I am trying to get a better understanding how the internas of hashed sets, e.g. HashSet<T>
do work and why they are performant. I discovered following article, implementing a simple example with a bucket list http://ericlippert.com/2011/02/28/guidelines-and-rules-for-gethashcode/.
As far as I understand this article (and I also thought that way before), the bucket list itself groups certain amount of elements in each bucket. One bucket is represented by the hashcode, namely by GetHashCode
which is called on the element. I thought the better performance is based on the fact that there are less buckets than elements.
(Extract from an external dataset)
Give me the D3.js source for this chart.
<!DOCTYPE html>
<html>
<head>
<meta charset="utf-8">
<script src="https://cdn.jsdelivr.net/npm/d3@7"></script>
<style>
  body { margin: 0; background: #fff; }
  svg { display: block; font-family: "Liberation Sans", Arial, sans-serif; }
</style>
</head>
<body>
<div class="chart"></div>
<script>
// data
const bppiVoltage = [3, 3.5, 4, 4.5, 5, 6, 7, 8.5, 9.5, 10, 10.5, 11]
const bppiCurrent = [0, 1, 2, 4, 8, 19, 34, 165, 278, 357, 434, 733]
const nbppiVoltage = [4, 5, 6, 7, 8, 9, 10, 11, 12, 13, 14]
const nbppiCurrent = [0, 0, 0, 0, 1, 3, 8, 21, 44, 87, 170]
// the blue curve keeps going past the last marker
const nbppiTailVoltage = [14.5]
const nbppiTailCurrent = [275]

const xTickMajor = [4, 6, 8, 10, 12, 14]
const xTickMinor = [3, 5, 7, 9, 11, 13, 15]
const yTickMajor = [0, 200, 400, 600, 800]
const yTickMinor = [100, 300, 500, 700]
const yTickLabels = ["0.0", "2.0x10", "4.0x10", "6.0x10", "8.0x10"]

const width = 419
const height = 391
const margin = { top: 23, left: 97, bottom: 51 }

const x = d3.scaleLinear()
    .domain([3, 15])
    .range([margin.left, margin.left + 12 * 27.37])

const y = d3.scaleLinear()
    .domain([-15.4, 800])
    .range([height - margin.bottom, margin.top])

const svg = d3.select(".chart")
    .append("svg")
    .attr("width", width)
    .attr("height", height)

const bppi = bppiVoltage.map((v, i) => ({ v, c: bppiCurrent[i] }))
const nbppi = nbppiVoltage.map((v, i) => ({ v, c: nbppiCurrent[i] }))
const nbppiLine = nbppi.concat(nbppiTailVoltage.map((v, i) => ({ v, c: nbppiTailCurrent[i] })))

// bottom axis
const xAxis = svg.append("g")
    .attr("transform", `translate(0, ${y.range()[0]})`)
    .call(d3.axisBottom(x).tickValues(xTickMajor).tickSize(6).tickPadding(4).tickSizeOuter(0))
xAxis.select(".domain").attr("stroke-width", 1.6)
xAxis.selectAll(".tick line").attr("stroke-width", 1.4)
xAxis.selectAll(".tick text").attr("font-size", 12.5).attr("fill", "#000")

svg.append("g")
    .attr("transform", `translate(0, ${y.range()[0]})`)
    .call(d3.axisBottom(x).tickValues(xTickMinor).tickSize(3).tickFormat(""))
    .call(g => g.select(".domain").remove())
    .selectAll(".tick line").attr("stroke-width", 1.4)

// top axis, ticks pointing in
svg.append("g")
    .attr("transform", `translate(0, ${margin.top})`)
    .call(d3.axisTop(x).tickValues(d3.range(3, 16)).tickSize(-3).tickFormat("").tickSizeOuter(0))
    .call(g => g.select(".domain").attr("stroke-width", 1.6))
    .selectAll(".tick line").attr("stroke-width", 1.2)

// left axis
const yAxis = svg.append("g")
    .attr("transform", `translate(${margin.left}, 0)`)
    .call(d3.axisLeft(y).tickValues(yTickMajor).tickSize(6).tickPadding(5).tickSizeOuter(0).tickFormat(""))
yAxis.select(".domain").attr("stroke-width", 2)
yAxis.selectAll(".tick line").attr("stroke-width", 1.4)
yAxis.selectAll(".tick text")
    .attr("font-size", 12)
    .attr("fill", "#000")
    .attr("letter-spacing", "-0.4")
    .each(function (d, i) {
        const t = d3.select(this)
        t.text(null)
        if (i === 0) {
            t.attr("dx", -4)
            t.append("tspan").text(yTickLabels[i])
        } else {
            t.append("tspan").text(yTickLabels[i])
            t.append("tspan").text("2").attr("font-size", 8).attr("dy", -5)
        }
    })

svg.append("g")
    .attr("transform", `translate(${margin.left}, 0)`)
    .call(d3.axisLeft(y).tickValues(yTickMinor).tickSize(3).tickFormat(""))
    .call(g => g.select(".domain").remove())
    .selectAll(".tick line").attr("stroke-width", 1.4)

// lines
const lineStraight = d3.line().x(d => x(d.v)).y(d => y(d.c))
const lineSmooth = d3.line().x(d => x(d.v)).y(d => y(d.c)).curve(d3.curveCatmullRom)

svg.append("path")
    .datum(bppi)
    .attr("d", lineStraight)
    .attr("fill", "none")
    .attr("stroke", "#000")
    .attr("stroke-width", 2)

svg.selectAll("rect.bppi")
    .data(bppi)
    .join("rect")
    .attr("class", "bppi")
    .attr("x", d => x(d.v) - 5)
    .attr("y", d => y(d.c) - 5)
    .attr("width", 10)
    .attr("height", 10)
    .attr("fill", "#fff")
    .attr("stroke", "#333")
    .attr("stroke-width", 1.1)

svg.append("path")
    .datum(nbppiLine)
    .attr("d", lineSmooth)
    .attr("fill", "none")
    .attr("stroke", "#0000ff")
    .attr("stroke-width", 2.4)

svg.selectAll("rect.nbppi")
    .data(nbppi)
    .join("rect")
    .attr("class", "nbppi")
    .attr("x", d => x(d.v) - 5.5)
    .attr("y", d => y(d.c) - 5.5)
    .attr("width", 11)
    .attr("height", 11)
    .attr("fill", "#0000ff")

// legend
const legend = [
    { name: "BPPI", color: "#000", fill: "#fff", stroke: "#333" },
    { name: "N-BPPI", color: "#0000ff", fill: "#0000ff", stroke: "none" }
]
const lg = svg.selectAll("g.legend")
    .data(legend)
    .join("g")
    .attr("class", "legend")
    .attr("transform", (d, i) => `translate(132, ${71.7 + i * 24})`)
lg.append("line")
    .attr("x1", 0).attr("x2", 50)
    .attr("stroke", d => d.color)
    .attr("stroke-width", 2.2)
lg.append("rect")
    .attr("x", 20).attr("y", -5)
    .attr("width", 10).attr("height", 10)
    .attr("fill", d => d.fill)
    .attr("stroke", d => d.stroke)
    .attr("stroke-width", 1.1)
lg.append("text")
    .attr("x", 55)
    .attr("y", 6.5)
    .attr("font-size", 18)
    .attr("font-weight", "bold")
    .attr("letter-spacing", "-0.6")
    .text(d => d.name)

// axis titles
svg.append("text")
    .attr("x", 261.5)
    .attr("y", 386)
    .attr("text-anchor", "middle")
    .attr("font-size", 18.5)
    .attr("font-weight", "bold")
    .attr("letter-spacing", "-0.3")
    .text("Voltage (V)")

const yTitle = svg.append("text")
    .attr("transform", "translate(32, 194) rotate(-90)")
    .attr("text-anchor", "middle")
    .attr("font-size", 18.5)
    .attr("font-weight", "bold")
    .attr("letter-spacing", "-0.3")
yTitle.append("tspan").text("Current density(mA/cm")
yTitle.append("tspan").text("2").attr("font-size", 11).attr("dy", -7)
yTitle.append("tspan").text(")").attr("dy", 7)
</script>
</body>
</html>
Now I have written following naive test-code:
public class CustomHashCode
{
public int Id { get; set; }
public override int GetHashCode()
{
//return Id.GetHashCode(); // Way better performance
return Id % 40; // Bad performance! But why?
}
public override bool Equals(object obj)
{
return ((CustomHashCode) obj).Id == Id;
}
}
And here the profiler:
public static void TestNoCustomHashCode(int iterations)
{
var hashSet = new HashSet<NoCustomHashCode>();
for (int j = 0; j < iterations; j++)
{
hashSet.Add(new NoCustomHashCode() { Id = j });
}
var chc = hashSet.First();
var stopwatch = new Stopwatch();
stopwatch.Start();
for (int j = 0; j < iterations; j++)
{
hashSet.Contains(chc);
}
stopwatch.Stop();
Console.WriteLine(string.Format("Elapsed time (ms): {0}", stopwatch.ElapsedMilliseconds));
}
My naive thought was: Let's reduce the amount of buckets (with a simple modulo), that should increase performance. But it is terrible (on my system it takes about 4 seconds with 50000 iterations). I also thought if I simply return the Id as hashcode, performance should be poor since I would end up with 50000 buckets. But the opposite is the case, I guess I simply produced tones of so called collisions instead of improving anything. But then again, how do the bucket lists work?
A Contains
check basically:
By restricting the number of buckets, you've increased the number of items in each bucket, and thus the number of items that the hashset must iterate through, checking for equality, in order to see if an item exists or not. Thus it takes longer to see if a given item exists.
You've probably decreased the memory footprint of the hashset; you may even have decreased the insertion time, although I doubt it. You haven't decreased the existence-check time.